● Problem requirements:
The lines to extract run from the first line of the material below to the line containing "from matplotlib.ticker import", both included; leave the pictures behind.

## BEGIN

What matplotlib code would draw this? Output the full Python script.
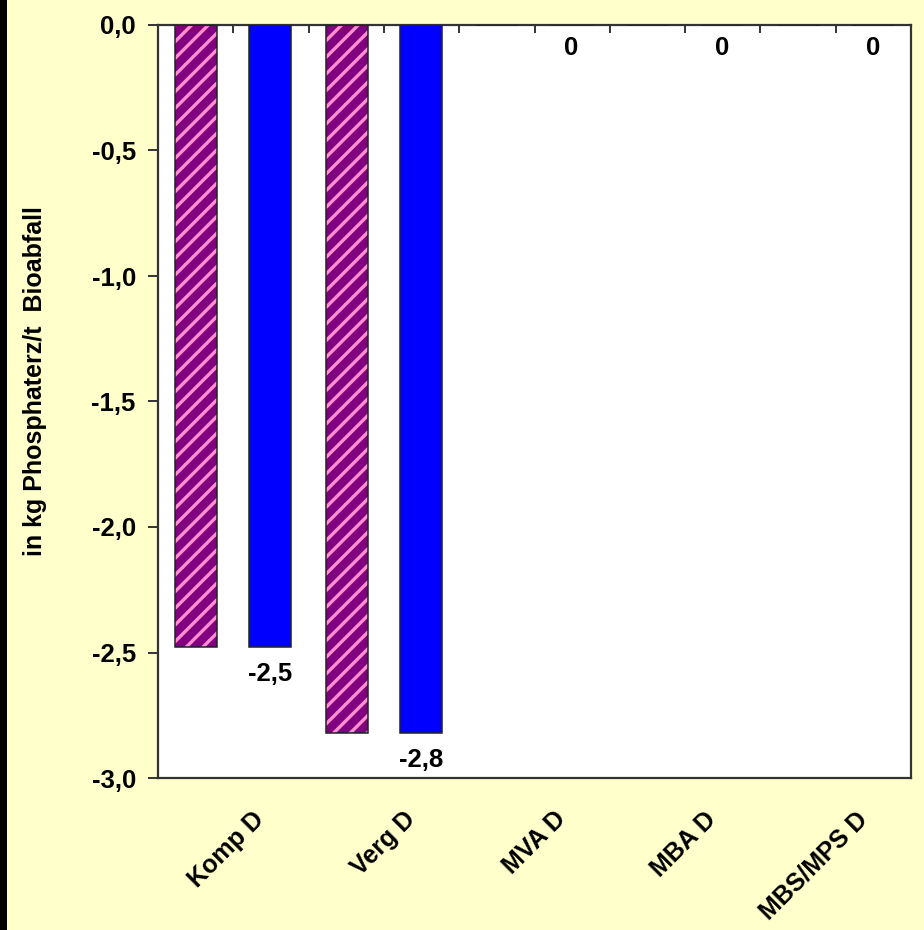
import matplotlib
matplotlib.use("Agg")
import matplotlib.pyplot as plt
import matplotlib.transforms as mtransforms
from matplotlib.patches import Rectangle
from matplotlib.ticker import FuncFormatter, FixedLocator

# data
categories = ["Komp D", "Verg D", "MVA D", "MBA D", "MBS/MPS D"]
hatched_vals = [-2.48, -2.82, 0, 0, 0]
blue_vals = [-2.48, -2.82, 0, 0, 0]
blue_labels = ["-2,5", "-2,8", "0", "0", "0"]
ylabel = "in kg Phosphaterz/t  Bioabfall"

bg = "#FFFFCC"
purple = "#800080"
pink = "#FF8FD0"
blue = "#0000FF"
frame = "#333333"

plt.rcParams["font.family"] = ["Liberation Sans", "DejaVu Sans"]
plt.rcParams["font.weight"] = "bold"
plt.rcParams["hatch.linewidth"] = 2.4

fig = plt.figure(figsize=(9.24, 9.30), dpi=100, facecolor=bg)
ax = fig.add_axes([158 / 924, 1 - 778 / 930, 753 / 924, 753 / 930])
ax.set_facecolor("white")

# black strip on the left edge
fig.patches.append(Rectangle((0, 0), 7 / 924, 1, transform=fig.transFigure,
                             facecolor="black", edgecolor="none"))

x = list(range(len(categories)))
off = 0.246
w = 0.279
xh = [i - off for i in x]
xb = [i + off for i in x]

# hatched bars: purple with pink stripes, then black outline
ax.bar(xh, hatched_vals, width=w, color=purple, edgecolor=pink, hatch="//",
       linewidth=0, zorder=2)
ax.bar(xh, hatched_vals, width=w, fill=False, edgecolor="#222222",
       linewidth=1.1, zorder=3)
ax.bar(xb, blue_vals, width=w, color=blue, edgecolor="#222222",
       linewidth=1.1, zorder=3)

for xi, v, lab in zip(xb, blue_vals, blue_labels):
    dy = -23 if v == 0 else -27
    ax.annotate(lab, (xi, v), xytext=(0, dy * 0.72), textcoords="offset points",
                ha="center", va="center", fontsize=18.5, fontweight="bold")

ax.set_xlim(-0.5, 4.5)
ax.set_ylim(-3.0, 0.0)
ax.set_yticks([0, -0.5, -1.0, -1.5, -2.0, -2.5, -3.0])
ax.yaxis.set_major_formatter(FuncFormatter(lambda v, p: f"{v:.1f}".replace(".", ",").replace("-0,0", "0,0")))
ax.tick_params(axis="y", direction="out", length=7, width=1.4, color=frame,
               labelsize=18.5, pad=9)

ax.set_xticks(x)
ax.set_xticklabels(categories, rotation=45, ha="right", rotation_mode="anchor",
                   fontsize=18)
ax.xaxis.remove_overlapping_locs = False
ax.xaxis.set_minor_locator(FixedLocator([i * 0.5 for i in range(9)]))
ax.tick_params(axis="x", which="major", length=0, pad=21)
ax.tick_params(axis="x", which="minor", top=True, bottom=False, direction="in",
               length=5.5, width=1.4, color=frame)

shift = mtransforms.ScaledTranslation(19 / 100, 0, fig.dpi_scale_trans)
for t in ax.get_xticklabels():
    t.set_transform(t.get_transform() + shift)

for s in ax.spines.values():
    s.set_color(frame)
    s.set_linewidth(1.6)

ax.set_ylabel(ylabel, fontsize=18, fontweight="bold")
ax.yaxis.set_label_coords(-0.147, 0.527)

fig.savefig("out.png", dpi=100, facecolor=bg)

## END

● Completed task:
What matplotlib code would draw this? Output the full Python script.
import matplotlib
matplotlib.use("Agg")
import matplotlib.pyplot as plt
import matplotlib.transforms as mtransforms
from matplotlib.patches import Rectangle
from matplotlib.ticker import FuncFormatter, FixedLocator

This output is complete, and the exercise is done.